> _Exercise_
Emit a verbatim copy of the lines below from the line with "Rebuild this diagram" through the line with "(c4) at (1745,425)", excluding pictures and everything outside that range.

━━━━

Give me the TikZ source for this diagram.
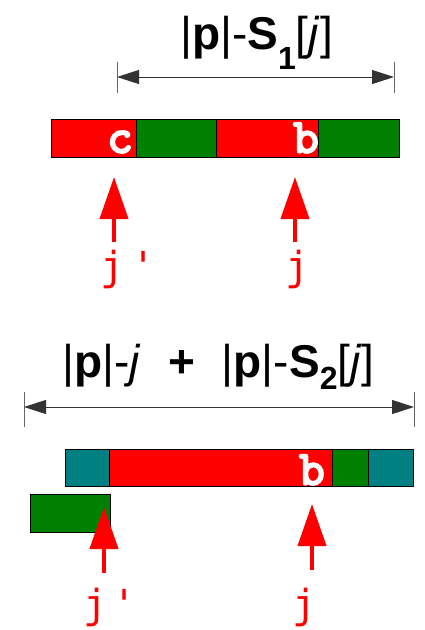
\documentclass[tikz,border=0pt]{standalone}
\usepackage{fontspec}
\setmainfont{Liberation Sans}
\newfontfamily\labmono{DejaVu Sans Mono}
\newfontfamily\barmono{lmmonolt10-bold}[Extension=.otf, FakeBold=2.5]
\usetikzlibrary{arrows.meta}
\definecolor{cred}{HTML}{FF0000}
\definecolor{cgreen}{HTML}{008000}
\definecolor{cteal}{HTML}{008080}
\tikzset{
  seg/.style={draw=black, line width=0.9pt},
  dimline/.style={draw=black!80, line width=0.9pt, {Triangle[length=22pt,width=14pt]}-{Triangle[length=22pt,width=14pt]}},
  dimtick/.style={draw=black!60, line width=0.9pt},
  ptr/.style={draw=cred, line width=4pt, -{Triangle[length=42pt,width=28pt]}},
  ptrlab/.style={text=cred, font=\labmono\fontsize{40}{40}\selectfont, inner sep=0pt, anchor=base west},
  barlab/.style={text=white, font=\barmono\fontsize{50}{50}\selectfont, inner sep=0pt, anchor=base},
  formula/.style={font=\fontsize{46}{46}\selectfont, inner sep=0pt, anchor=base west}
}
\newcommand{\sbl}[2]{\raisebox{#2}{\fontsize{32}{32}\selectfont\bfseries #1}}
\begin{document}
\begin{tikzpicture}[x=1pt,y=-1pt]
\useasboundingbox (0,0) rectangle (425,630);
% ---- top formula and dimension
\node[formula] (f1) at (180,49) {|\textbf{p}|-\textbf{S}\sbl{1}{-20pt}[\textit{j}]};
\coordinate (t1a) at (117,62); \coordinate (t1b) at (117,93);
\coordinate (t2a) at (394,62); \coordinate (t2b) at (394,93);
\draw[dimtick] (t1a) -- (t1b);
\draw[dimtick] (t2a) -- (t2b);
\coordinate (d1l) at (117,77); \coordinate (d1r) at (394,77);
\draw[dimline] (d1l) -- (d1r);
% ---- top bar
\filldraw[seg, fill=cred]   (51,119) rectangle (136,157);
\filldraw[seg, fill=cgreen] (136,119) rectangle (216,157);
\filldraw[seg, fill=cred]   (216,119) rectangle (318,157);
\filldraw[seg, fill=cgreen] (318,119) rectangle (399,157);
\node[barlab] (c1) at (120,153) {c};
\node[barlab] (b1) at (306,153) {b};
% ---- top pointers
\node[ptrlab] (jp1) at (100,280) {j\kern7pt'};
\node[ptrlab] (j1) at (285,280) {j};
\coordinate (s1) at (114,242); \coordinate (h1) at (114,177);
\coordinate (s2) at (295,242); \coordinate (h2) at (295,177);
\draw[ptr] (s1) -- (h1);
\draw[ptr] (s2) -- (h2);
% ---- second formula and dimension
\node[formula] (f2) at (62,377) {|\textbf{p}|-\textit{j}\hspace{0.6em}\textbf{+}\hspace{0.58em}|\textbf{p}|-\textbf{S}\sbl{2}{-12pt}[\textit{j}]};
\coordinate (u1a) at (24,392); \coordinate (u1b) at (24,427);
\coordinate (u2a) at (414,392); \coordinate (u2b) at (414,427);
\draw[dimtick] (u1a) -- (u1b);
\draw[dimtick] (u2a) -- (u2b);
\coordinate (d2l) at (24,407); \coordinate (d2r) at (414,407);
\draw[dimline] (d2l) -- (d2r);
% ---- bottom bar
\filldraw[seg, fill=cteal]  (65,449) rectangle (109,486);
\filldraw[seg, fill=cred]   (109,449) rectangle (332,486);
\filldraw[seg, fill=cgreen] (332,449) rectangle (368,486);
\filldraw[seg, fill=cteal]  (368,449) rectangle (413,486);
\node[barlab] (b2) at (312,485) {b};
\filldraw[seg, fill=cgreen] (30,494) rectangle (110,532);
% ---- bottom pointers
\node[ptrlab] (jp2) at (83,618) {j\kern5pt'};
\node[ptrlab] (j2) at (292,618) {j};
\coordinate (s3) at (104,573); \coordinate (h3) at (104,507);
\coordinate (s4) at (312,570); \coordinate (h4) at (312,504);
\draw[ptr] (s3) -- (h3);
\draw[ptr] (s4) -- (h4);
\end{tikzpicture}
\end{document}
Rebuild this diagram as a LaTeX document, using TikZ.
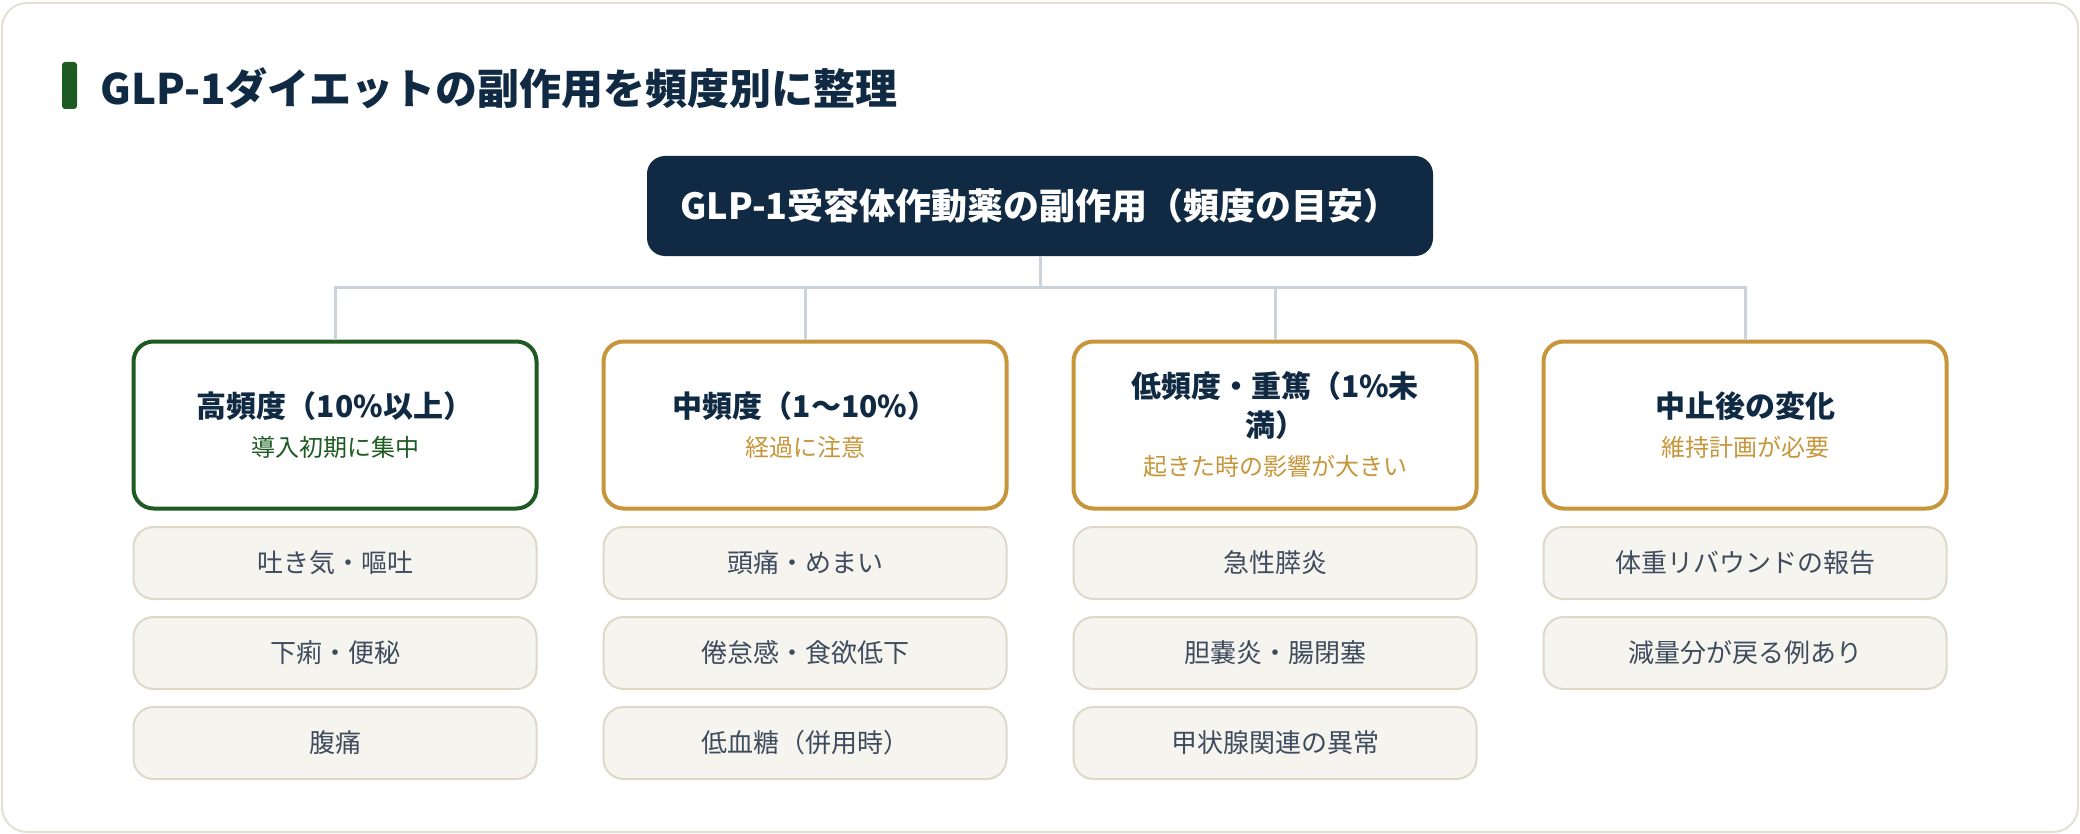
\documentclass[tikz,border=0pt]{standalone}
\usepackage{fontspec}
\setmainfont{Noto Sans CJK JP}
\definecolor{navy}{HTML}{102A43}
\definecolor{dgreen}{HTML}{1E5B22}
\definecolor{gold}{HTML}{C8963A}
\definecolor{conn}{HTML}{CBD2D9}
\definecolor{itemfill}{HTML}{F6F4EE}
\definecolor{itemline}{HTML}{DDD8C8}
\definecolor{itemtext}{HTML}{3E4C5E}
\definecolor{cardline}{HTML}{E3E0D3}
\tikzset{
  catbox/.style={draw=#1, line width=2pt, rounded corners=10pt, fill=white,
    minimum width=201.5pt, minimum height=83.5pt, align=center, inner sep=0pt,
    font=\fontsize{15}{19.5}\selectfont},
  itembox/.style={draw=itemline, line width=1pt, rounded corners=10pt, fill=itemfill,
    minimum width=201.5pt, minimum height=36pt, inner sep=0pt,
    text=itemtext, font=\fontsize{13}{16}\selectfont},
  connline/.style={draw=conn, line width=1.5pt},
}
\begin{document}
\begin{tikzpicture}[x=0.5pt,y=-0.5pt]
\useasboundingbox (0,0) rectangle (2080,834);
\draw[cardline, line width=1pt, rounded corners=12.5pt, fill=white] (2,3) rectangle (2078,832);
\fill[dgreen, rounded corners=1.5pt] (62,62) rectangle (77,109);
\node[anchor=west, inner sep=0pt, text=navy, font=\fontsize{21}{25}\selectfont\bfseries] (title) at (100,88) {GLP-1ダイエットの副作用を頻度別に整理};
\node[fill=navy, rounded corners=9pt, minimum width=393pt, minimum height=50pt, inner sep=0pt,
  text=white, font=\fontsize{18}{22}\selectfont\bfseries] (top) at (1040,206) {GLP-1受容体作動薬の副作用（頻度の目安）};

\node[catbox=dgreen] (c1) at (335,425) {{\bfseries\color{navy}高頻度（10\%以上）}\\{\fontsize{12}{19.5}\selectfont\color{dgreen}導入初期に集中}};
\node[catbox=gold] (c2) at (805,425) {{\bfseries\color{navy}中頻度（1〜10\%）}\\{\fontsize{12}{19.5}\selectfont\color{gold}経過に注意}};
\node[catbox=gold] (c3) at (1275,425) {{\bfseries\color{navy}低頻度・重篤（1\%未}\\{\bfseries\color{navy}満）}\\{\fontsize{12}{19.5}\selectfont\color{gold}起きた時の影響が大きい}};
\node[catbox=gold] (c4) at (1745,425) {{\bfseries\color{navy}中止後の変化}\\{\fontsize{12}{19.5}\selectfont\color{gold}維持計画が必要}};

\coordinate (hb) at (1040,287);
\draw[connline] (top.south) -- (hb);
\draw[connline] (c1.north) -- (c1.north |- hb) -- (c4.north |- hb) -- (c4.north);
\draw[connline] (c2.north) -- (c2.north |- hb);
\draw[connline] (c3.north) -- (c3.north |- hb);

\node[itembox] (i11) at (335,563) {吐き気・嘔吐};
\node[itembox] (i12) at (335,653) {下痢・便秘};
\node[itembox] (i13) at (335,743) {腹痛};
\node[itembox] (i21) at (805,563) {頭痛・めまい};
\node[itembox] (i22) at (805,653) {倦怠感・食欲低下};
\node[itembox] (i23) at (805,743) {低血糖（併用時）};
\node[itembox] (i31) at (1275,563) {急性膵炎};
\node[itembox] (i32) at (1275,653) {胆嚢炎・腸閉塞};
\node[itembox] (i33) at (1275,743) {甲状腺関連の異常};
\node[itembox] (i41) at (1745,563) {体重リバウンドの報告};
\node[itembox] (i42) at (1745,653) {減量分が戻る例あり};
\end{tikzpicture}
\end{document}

━━━━

> _Solution for this task_
Rebuild this diagram as a LaTeX document, using TikZ.
\documentclass[tikz,border=0pt]{standalone}
\usepackage{fontspec}
\setmainfont{Noto Sans CJK JP}
\definecolor{navy}{HTML}{102A43}
\definecolor{dgreen}{HTML}{1E5B22}
\definecolor{gold}{HTML}{C8963A}
\definecolor{conn}{HTML}{CBD2D9}
\definecolor{itemfill}{HTML}{F6F4EE}
\definecolor{itemline}{HTML}{DDD8C8}
\definecolor{itemtext}{HTML}{3E4C5E}
\definecolor{cardline}{HTML}{E3E0D3}
\tikzset{
  catbox/.style={draw=#1, line width=2pt, rounded corners=10pt, fill=white,
    minimum width=201.5pt, minimum height=83.5pt, align=center, inner sep=0pt,
    font=\fontsize{15}{19.5}\selectfont},
  itembox/.style={draw=itemline, line width=1pt, rounded corners=10pt, fill=itemfill,
    minimum width=201.5pt, minimum height=36pt, inner sep=0pt,
    text=itemtext, font=\fontsize{13}{16}\selectfont},
  connline/.style={draw=conn, line width=1.5pt},
}
\begin{document}
\begin{tikzpicture}[x=0.5pt,y=-0.5pt]
\useasboundingbox (0,0) rectangle (2080,834);
\draw[cardline, line width=1pt, rounded corners=12.5pt, fill=white] (2,3) rectangle (2078,832);
\fill[dgreen, rounded corners=1.5pt] (62,62) rectangle (77,109);
\node[anchor=west, inner sep=0pt, text=navy, font=\fontsize{21}{25}\selectfont\bfseries] (title) at (100,88) {GLP-1ダイエットの副作用を頻度別に整理};
\node[fill=navy, rounded corners=9pt, minimum width=393pt, minimum height=50pt, inner sep=0pt,
  text=white, font=\fontsize{18}{22}\selectfont\bfseries] (top) at (1040,206) {GLP-1受容体作動薬の副作用（頻度の目安）};

\node[catbox=dgreen] (c1) at (335,425) {{\bfseries\color{navy}高頻度（10\%以上）}\\{\fontsize{12}{19.5}\selectfont\color{dgreen}導入初期に集中}};
\node[catbox=gold] (c2) at (805,425) {{\bfseries\color{navy}中頻度（1〜10\%）}\\{\fontsize{12}{19.5}\selectfont\color{gold}経過に注意}};
\node[catbox=gold] (c3) at (1275,425) {{\bfseries\color{navy}低頻度・重篤（1\%未}\\{\bfseries\color{navy}満）}\\{\fontsize{12}{19.5}\selectfont\color{gold}起きた時の影響が大きい}};
\node[catbox=gold] (c4) at (1745,425) {{\bfseries\color{navy}中止後の変化}\\{\fontsize{12}{19.5}\selectfont\color{gold}維持計画が必要}};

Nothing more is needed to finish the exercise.